Пономарев, пребывая в прежнем прекрасном расположении духа, набросил ему на голову походное полотенце, рушник с петухами, подарок Николая Мартьянова, и Крылов с удовольствием зарылся лицом в прохладную чистоту простой жесткой ткани. Иногда вещи, как и люди, сами о том не подозревая, способны утешить, успокоить одним лишь прикосновением.
— Вот немецкий естествоиспытатель Либих советует измерять степень культурности народа по количеству потребляемого мыла, — разогнался и все никак не мог остановиться Иван Петрович, намолчавшись с Габитовым сверх всякой меры. — А я бы, Порфирий Никитич, иначе предложил. Степень культурности общества исчислять в его отношении к прекрасному. К красоте. К предметам искусства.

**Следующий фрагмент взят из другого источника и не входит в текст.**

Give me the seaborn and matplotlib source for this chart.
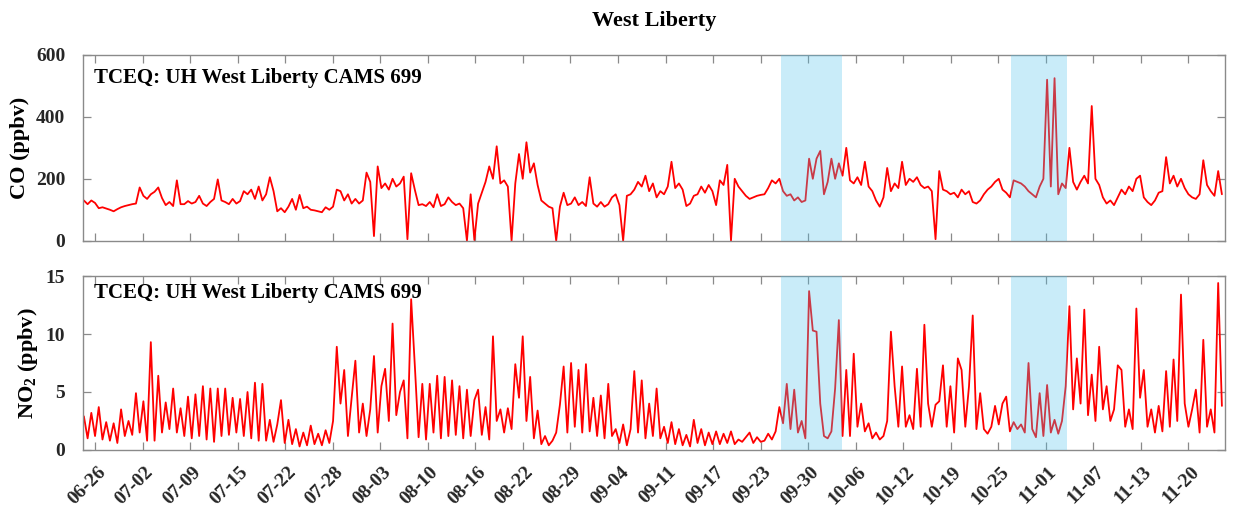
import numpy as np
import pandas as pd
import matplotlib
matplotlib.use("Agg")
import matplotlib.pyplot as plt
import seaborn as sns
from matplotlib.transforms import ScaledTranslation

# ---- data: half-daily readings, days counted from 06-26 ----
t_start = -1.5
t_step = 0.5

co_ppbv = [
    130, 118, 130, 122, 105, 108, 104, 100, 95, 102, 108, 112,
    115, 118, 120, 172, 145, 135, 150, 158, 172, 138, 115, 125,
    112, 195, 118, 118, 128, 120, 125, 145, 120, 112, 125, 135,
    198, 130, 125, 118, 135, 120, 128, 160, 150, 165, 135, 175,
    130, 150, 205, 160, 95, 105, 92, 110, 135, 100, 148, 105,
    110, 100, 98, 95, 92, 108, 100, 110, 165, 160, 130, 150,
    120, 135, 120, 130, 220, 190, 15, 240, 170, 185, 165, 200,
    175, 185, 207, 5, 218, 164, 115, 118, 112, 125, 108, 150,
    112, 118, 140, 125, 115, 120, 105, 0, 150, 2, 120, 155,
    190, 240, 200, 305, 185, 195, 175, 0, 185, 280, 200, 318,
    220, 250, 180, 130, 120, 110, 105, 0, 110, 155, 115, 120,
    140, 115, 125, 112, 205, 120, 110, 125, 110, 118, 140, 150,
    115, 0, 145, 150, 165, 190, 175, 210, 160, 185, 140, 160,
    150, 175, 255, 170, 185, 165, 112, 120, 145, 150, 175, 155,
    180, 160, 115, 195, 180, 245, 0, 200, 175, 160, 145, 135,
    140, 145, 148, 150, 170, 195, 185, 200, 160, 145, 150, 130,
    140, 125, 130, 265, 200, 265, 290, 150, 190, 265, 200, 250,
    210, 300, 195, 185, 205, 180, 255, 175, 160, 130, 110, 140,
    235, 160, 185, 170, 255, 180, 200, 190, 205, 180, 170, 175,
    160, 5, 225, 165, 160, 150, 155, 140, 165, 150, 160, 125,
    120, 130, 150, 165, 175, 190, 200, 165, 155, 140, 195, 190,
    185, 175, 160, 150, 140, 175, 200, 520, 175, 525, 150, 185,
    170, 300, 190, 165, 190, 210, 185, 435, 200, 180, 140, 120,
    130, 115, 140, 165, 150, 175, 160, 200, 210, 140, 125, 115,
    130, 155, 160, 270, 185, 210, 175, 200, 170, 150, 140, 135,
    150, 260, 180, 160, 145, 225, 150,
]

no2_ppbv = [
    2.9, 1.0, 3.2, 1.2, 3.7, 0.9, 2.4, 0.8, 2.3, 0.6, 3.5, 1.2,
    2.5, 1.3, 4.9, 1.5, 4.2, 0.8, 9.3, 0.8, 6.4, 1.5, 4.1, 1.8,
    5.3, 1.5, 3.6, 1.2, 4.6, 1.0, 4.8, 1.2, 5.5, 0.9, 5.3, 0.7,
    5.3, 1.2, 5.3, 1.3, 4.5, 1.5, 4.4, 1.2, 5.0, 1.0, 5.8, 0.8,
    5.7, 0.8, 2.6, 0.7, 2.2, 4.3, 0.6, 2.6, 0.5, 1.8, 0.3, 1.5,
    0.4, 2.1, 0.5, 1.4, 0.4, 1.7, 0.6, 2.5, 8.9, 4.0, 6.9, 1.2,
    4.5, 7.7, 1.5, 4.0, 1.2, 3.5, 8.1, 1.5, 5.5, 7.0, 2.5, 10.9,
    3.0, 5.0, 6.0, 1.0, 13.0, 7.2, 1.1, 5.7, 0.9, 5.7, 1.5, 6.4,
    1.0, 6.3, 1.2, 6.0, 1.3, 5.5, 1.0, 5.2, 1.2, 4.3, 5.2, 1.3,
    3.7, 0.9, 9.8, 2.5, 3.5, 1.5, 3.6, 1.8, 7.4, 4.5, 9.8, 2.5,
    6.3, 1.0, 3.4, 0.5, 1.2, 0.4, 0.8, 1.5, 3.9, 7.2, 1.5, 7.5,
    2.0, 6.9, 1.5, 7.4, 1.6, 4.5, 1.2, 4.7, 1.0, 5.7, 1.2, 1.8,
    0.6, 2.2, 0.4, 1.8, 6.8, 1.5, 6.0, 1.0, 4.0, 1.2, 5.3, 1.0,
    2.0, 0.6, 2.4, 0.5, 1.8, 0.4, 1.3, 0.3, 2.6, 0.6, 1.8, 0.4,
    1.5, 0.5, 1.6, 0.5, 1.4, 0.6, 1.6, 0.5, 0.9, 0.7, 1.1, 1.5,
    0.6, 1.1, 0.7, 0.8, 1.4, 0.9, 1.6, 3.7, 2.3, 5.7, 1.8, 5.2,
    1.5, 2.5, 1.0, 13.7, 10.3, 10.2, 4.0, 1.2, 1.0, 1.6, 5.3, 11.2,
    1.2, 6.9, 1.2, 8.3, 2.0, 4.0, 1.6, 2.3, 1.0, 1.5, 0.9, 1.2,
    2.5, 10.2, 5.5, 2.0, 7.2, 2.0, 3.0, 1.8, 7.0, 2.0, 10.8, 4.0,
    2.0, 3.9, 4.2, 7.3, 2.0, 5.5, 1.5, 7.9, 6.9, 2.0, 5.5, 11.6,
    1.8, 4.9, 1.8, 1.4, 2.0, 3.8, 2.2, 4.0, 4.6, 1.6, 2.4, 1.8,
    2.2, 1.5, 7.5, 1.8, 1.1, 4.9, 1.2, 5.6, 1.5, 2.6, 1.4, 2.5,
    5.5, 12.4, 3.5, 7.9, 4.0, 12.1, 3.0, 6.5, 2.5, 8.9, 3.5, 5.5,
    2.5, 3.5, 7.3, 6.9, 2.0, 3.5, 1.8, 12.2, 4.5, 6.9, 2.0, 3.5,
    1.5, 3.8, 1.6, 6.8, 2.0, 7.8, 2.5, 13.4, 4.0, 2.0, 3.5, 5.2,
    1.5, 9.5, 2.0, 3.5, 1.5, 14.4, 3.8,
]

date_labels = [
    "06-26", "07-02", "07-09", "07-15", "07-22", "07-28", "08-03", "08-10",
    "08-16", "08-22", "08-29", "09-04", "09-11", "09-17", "09-23", "09-30",
    "10-06", "10-12", "10-19", "10-25", "11-01", "11-07", "11-13", "11-20",
]
tick_days = np.linspace(0, 147, len(date_labels))

# periods highlighted in both panels (days from 06-26)
highlight_start = [92.2, 123.2]
highlight_end = [100.45, 130.65]

site_label = "TCEQ: UH West Liberty CAMS 699"

co_df = pd.DataFrame({"day": t_start + t_step * np.arange(len(co_ppbv)), "value": co_ppbv})
no2_df = pd.DataFrame({"day": t_start + t_step * np.arange(len(no2_ppbv)), "value": no2_ppbv})

# ---- styling ----
sns.set_theme(style="ticks")
plt.rcParams["font.family"] = ["Liberation Serif", "DejaVu Serif"]
plt.rcParams["font.weight"] = "bold"
plt.rcParams["mathtext.fontset"] = "custom"
plt.rcParams["mathtext.rm"] = "Liberation Serif:bold"
plt.rcParams["mathtext.bf"] = "Liberation Serif:bold"
plt.rcParams["mathtext.it"] = "Liberation Serif:bold"

spine_color = "#8a8a8a"
text_color = "#262626"

fig = plt.figure(figsize=(12.35, 5.16), dpi=100)
ax_co = fig.add_axes([0.0675, 0.5335, 0.924, 0.36])
ax_no2 = fig.add_axes([0.0675, 0.128, 0.924, 0.337])

panels = [
    (ax_co, co_df, (0, 600), [0, 200, 400, 600], "CO (ppbv)", 0.876),
    (ax_no2, no2_df, (0, 15), [0, 5, 10, 15], r"NO$_{2}$ (ppbv)", 0.902),
]

for ax, df, ylim, yticks, ylabel, label_y in panels:
    sns.lineplot(data=df, x="day", y="value", ax=ax, color="red",
                 linewidth=1.3, estimator=None, zorder=2)
    for s, e in zip(highlight_start, highlight_end):
        ax.axvspan(s, e, color=(0.30, 0.76, 0.93), alpha=0.30, lw=0, zorder=3)
    ax.set_xlim(-1.57, 151.85)
    ax.set_ylim(*ylim)
    ax.set_yticks(yticks)
    ax.set_xticks(tick_days)
    ax.set_ylabel(ylabel, fontsize=16, fontweight="bold", color="black", labelpad=4)
    ax.set_xlabel("")
    for sp in ax.spines.values():
        sp.set_visible(True)
        sp.set_color(spine_color)
        sp.set_linewidth(1.0)
    ax.tick_params(axis="both", direction="in", length=6, width=0.9,
                   color=spine_color, top=True, right=True,
                   labelsize=14, labelcolor=text_color)
    ax.tick_params(axis="y", pad=13)
    ax.text(0.0094, label_y, site_label, transform=ax.transAxes,
            fontsize=15, fontweight="bold", color="black", va="center", ha="left", zorder=5)

ax_co.set_xticklabels([])
ax_no2.set_xticklabels(date_labels, rotation=45, ha="right", va="center",
                       rotation_mode="anchor", fontsize=14, fontweight="bold")
ax_no2.tick_params(axis="x", pad=14)
offset = ScaledTranslation(8 / 100, 0, fig.dpi_scale_trans)
for lbl in ax_no2.get_xticklabels():
    lbl.set_transform(lbl.get_transform() + offset)

fig.text(654 / 1235, 1 - 21 / 516, "West Liberty", ha="center", va="center",
         fontsize=16, fontweight="bold", color="black")

fig.savefig("out.png", dpi=100)
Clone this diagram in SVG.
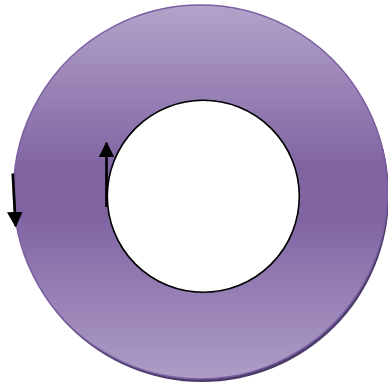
<svg xmlns="http://www.w3.org/2000/svg" width="388" height="387" viewBox="0 0 388 387">
<defs>
<linearGradient id="ringGrad" x1="0" y1="0" x2="0" y2="1">
<stop offset="0" stop-color="#b3a3ca"/>
<stop offset="0.44" stop-color="#8064a2"/>
<stop offset="0.56" stop-color="#8064a2"/>
<stop offset="1" stop-color="#ae9dc7"/>
</linearGradient>
<marker id="arrow" viewBox="0 0 10 10" refX="9" refY="5" markerWidth="5.8" markerHeight="5.8" orient="auto" markerUnits="strokeWidth">
<path d="M0,0 L10,5 L0,10 Z" fill="#000"/>
</marker>
<style>
.conn{stroke:#000;stroke-width:2.7;fill:none;}
</style>
</defs>
<g id="ring">
<circle cx="202" cy="195" r="187" fill="#4b3b6a"/>
<path d="M200.5,5 a187,187 0 1,0 0.01,0 Z M203.3,100.3 a96,96 0 1,1 -0.01,0 Z" fill="url(#ringGrad)" fill-rule="evenodd" stroke="#7b5fa1" stroke-width="1.5"/>
</g>
<g id="hole">
<circle cx="203.3" cy="196.3" r="96" fill="#fff" stroke="#000" stroke-width="1.6"/>
</g>
<g id="connectors">
<line class="conn" x1="12.8" y1="173.5" x2="15.6" y2="226" marker-end="url(#arrow)"/>
<line class="conn" x1="106.5" y1="207" x2="106.5" y2="143" marker-end="url(#arrow)"/>
</g>
</svg>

— Каким же образом исчислять-то? — иронически улыбнулся Крылов. — Градусами? Цифрами? Графиками? Словами? Чем?
— Можно и словами, — упорствовал Иван Петрович. — Слыхивал я, анкетки изобретать стали. Ответил на вопросы — и видно, что ты за индивидуум. Какой степени.
— Так для анкеток-то надо быть хотя бы мало-мальски грамотным, — с грустью срезал воспарившего родственника Крылов. — А народ наш, вы сами знаете… Эх, любезный Иван Петрович, до анкеток мы еще не скоро дорастем… Уж лучше — мылом, как советует господин Либих…
Он досадовал на Пономарева, затеявшего никчемный спор, на самого себя, за то, что спор этот все-таки задел, царапнул душу… Молоточки, исчезнувшие было, вновь появились и принялись выстукивать изнутри череп, словно пара дятлов, исследующих пустоты в стволах деревьев. Магнитом потянула к себе кровать, и он более не стал противиться, сказал Пономареву, что хочет спать, и лег.
Проснулся он поздним утром, когда горячее солнечное пятно переместилось со стены на подушку. Поднес к глазам часы и поразился тому, как долго спал. Сказалась многодневная, длительно сдерживаемая усталость.